Consider, for example, university provosts and their equivalents (in universities without an office of the provost, the officer to whom the law dean reports). In a small number of cases, former law professors and former law deans serve as provosts or as presidents/chancellors. In those cases, it is reasonable to assume that they possess a useful working knowledge of legal education and how it is like and unlike other academic disciplines and professional schools. (That doesn’t mean that they will necessarily go out of their way to help out the law school; law deans-turned-provost or president may be motivated to treat their former colleagues with extra equal treatment.) In many cases, the provost comes from a different part of the university and has no way to understand the strengths and weaknesses of the law school — except in conversation with the local law dean.
4. The legal tech (and law-business) community.
Legal tech, legal operations, and legal services providers appear to be the only parts of the legal profession writ large that have upward, growth-oriented trajectories in terms of revenue and hiring. Executives, managers, developers, and investors in these communities are critical parts of this broad conversation. That’s not because they’re experts in visions of the future of law; rather, it’s because they often are not and can thrive as economic engines because they have little need to pay deep attention to plural values. They often appear to have little to no understanding regarding how their planning interacts with the legacy professional structures that they are (nominally) trying to “disrupt.” “Disrupting” a profession and a related system of professional education and norms is not like “disrupting” a market that produces and distributes widgets.
It’s worth emphasizing that despite the practical importance of this community, its growth exposes not only mismatches between the needs of that community and the teaching and training norms of legal education, but also conflicts regarding values and goals. Traditionally-minded law schools need not and should not automatically defer to the interests of legal tech or legal ops. How to negotiate those intersections will take patience and care. The profession and its related structures have cultural and institutional inertia built up over centuries. Earlier in this series, I emphasized the relevance of the past, not because of the value of history as such but because the persistence of past practice may — at times — suggest present and future value(s). Human practices matter; human values matter, too. That inertia will not simply melt away in the face of cheaper, nimbler competition, even if that inertia means that current professional institutions — including those critical values — may need to be recalibrated somehow in light of modern needs.
Recall the five themes from Part II. Transitions will happen in institutions and practices oriented to each of those themes. Will they happen herky-jerk, or smoothly? Indifference in the legal tech/legal ops world (at worse) or naivete (at best) with respect to how their innovation impacts the people on the ground — clients and communities as well as lawyers — bodes ill for the long-term health of the justice system, including legal professionals as well as communities, clients, and citizens. It may also bode ill for the long-term sustainability of either legal tech, or law itself. Or perhaps both. If an “artificially intelligent” service can write a better brief (and that functionality is getting better), and an “artificially intelligent” service can adjudicate a dispute (those services are already operating, in places), then why have lawyers at all? That’s not a rhetorical question.

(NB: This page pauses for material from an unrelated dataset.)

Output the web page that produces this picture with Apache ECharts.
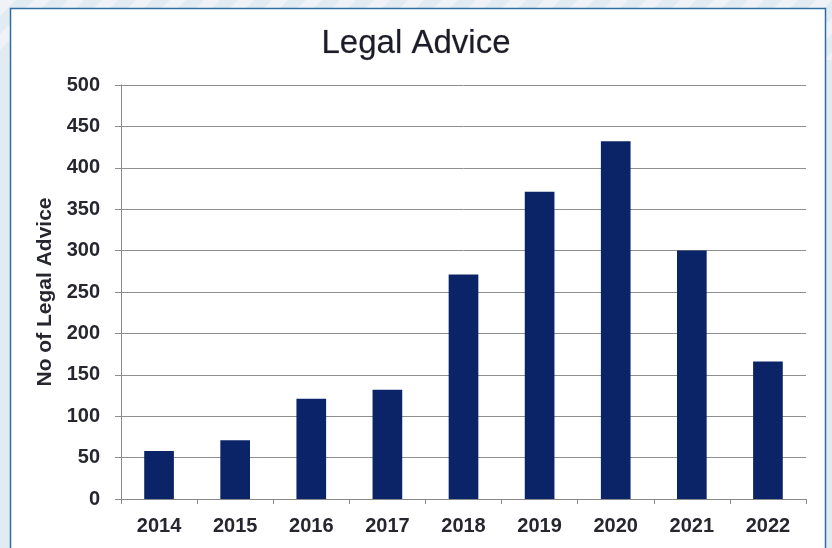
<!DOCTYPE html>
<html>
<head>
<meta charset="utf-8">
<script src="https://cdn.jsdelivr.net/npm/echarts@6/dist/echarts.min.js"></script>
<style>
  html, body { margin: 0; padding: 0; background: #e2eaf2; }
  #chart { width: 832px; height: 548px; }
</style>
</head>
<body>
<div id="chart"></div>
<script>
// Annual count of legal advice given
const years = ['2014', '2015', '2016', '2017', '2018', '2019', '2020', '2021', '2022'];
const adviceCounts = [58, 71, 121, 132, 271, 371, 432, 300, 166];
const yTicks = { min: 0, max: 500, interval: 50 };

const chart = echarts.init(document.getElementById('chart'), null, { renderer: 'canvas' });

const FONT = 'Liberation Sans, Arial, Helvetica, sans-serif';
const INK = '#26262f';

// faint diagonal stripes on the page backdrop
const stripes = [];
for (let i = -6; i < 40; i++) {
  const x0 = i * 34;
  stripes.push({
    type: 'polygon',
    silent: true,
    shape: { points: [[x0, 0], [x0 + 16, 0], [x0 + 16 - 60, 60], [x0 - 60, 60]] },
    style: { fill: 'rgba(255,255,255,0.45)' },
    z: -20
  });
}

chart.setOption({
  backgroundColor: '#e2eaf2',
  animation: false,
  graphic: stripes.concat([
    {
      type: 'rect',
      silent: true,
      shape: { x: 10.5, y: 8.5, width: 815, height: 560 },
      style: { fill: '#ffffff', stroke: '#2f6f9f', lineWidth: 1.5 },
      z: -10
    }
  ]),
  title: {
    text: 'Legal Advice',
    left: 'center',
    top: 22,
    textStyle: {
      fontFamily: FONT,
      fontSize: 33,
      fontWeight: 'normal',
      color: '#1c1c28',
      textBorderColor: 'rgba(28,28,40,0.35)',
      textBorderWidth: 0.6
    }
  },
  grid: { left: 121, right: 26, top: 85, bottom: 49, containLabel: false },
  xAxis: {
    type: 'category',
    data: years,
    axisLine: { lineStyle: { color: '#8a8a8a', width: 1 } },
    axisTick: { show: true, alignWithLabel: false, length: 5, lineStyle: { color: '#8a8a8a' } },
    axisLabel: {
      margin: 17,
      fontFamily: FONT,
      fontSize: 20,
      fontWeight: 'bold',
      color: INK
    }
  },
  yAxis: {
    type: 'value',
    min: yTicks.min,
    max: yTicks.max,
    interval: yTicks.interval,
    name: 'No of Legal Advice',
    nameLocation: 'middle',
    nameGap: 64,
    nameRotate: 90,
    nameTextStyle: {
      fontFamily: FONT,
      fontSize: 21,
      fontWeight: 'bold',
      color: INK
    },
    axisLine: { show: true, lineStyle: { color: '#8a8a8a', width: 1 } },
    axisTick: { show: true, length: 6, lineStyle: { color: '#8a8a8a' } },
    axisLabel: {
      margin: 21,
      fontFamily: FONT,
      fontSize: 20,
      fontWeight: 'bold',
      color: INK
    },
    splitLine: { show: true, lineStyle: { color: '#8f8f8f', width: 1 } }
  },
  series: [{
    type: 'bar',
    data: adviceCounts,
    barWidth: '39%',
    itemStyle: { color: '#0b2468' }
  }]
});
</script>
</body>
</html>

5. The demand / user / client side.
Categories 1 through 4 above each offer a flavor of the “supply side”: Lawyers, service providers, and the institutions that produce, house, and sustain them should look critically at the design of their own institutions. A newly integrated, constitutional vision of law, legal education, and the legal profession should spend at least an equivalent amount of time considering the interests, goals, and needs of the individuals, communities, and institutions that use law and legal services — that need access to them, that depend on them, that assume their existence in order to achieve their own aims. This is a broad and pluralistic perspective of its own, and in practice it should be broken down into more focused, more clearly defined targets. Lots of people and lots of institutions and organizations need law and need lawyers. Society as a whole needs lawyers who examine it critically, not only lawyers who advance their clients’ causes.
But not everyone who needs legal services needs a lawyer. Not every mode of legal services delivery must involve “law” or person-to-person counseling in a classic or humanistic sense. (At the same time, the alienating character of modern digital platforms puts a tremendous premium on the non-analytic services offered by human lawyers. This is why emotional intelligence is such a hot topic in the bar, and among some law professors.) It has long been true that adjudication and dispute resolution are often the tails that wag the legal services and legal education dogs. As much as people (individuals, small companies, large companies, non-profits, governments) need access to courts, a huge number also need access to effective, reliable, and trustworthy planning techniques. In writing about economic development issues, I’ve used a baking metaphor sometimes to distinguish between the “divide the pie” function of lawyers and the “grow the pie” function of lawyers. The legal profession should train, support, and reward both types of legal bakers.
6. Global interests
Last but by no means least is the global legal community itself. The jurisdictional barriers that have divided the community of legal professionals in one US state from all of the others, replicated on a country by country scale, have been falling away in practice as matters of substance if not necessarily matters of form. In some countries, barriers limiting business collaborations between licensed lawyers and other professions have been eliminated or nearly so. Even in jurisdictions that retain traditional lines between law practice and business practice, the largest employers and providers of legal services are often not traditional law firms, but organizations within larger consulting practices. Even in US states, a growing number of “legal” functions have been removed from exclusive control by the licensed bar.
In short, the economic and organizational changes facing the US legal profession are neither unique to the US nor caused by pressures and interests that are organic only to the US. And yet: the long-standing, 20th century American project of exporting the model of the US justice system and related systems of professional training and practice to other countries — essentially, exporting the Langdellian model as a tool of democratization and law reform — still has a lot of supporters. It’s been effective. An integrated conversation about the future of the law and lawyers should include teachers and practitioners and leaders and regulators from outside the US as well as within it, subdivided, as the client/demand side audience should be, in appropriately narrow and concrete ways.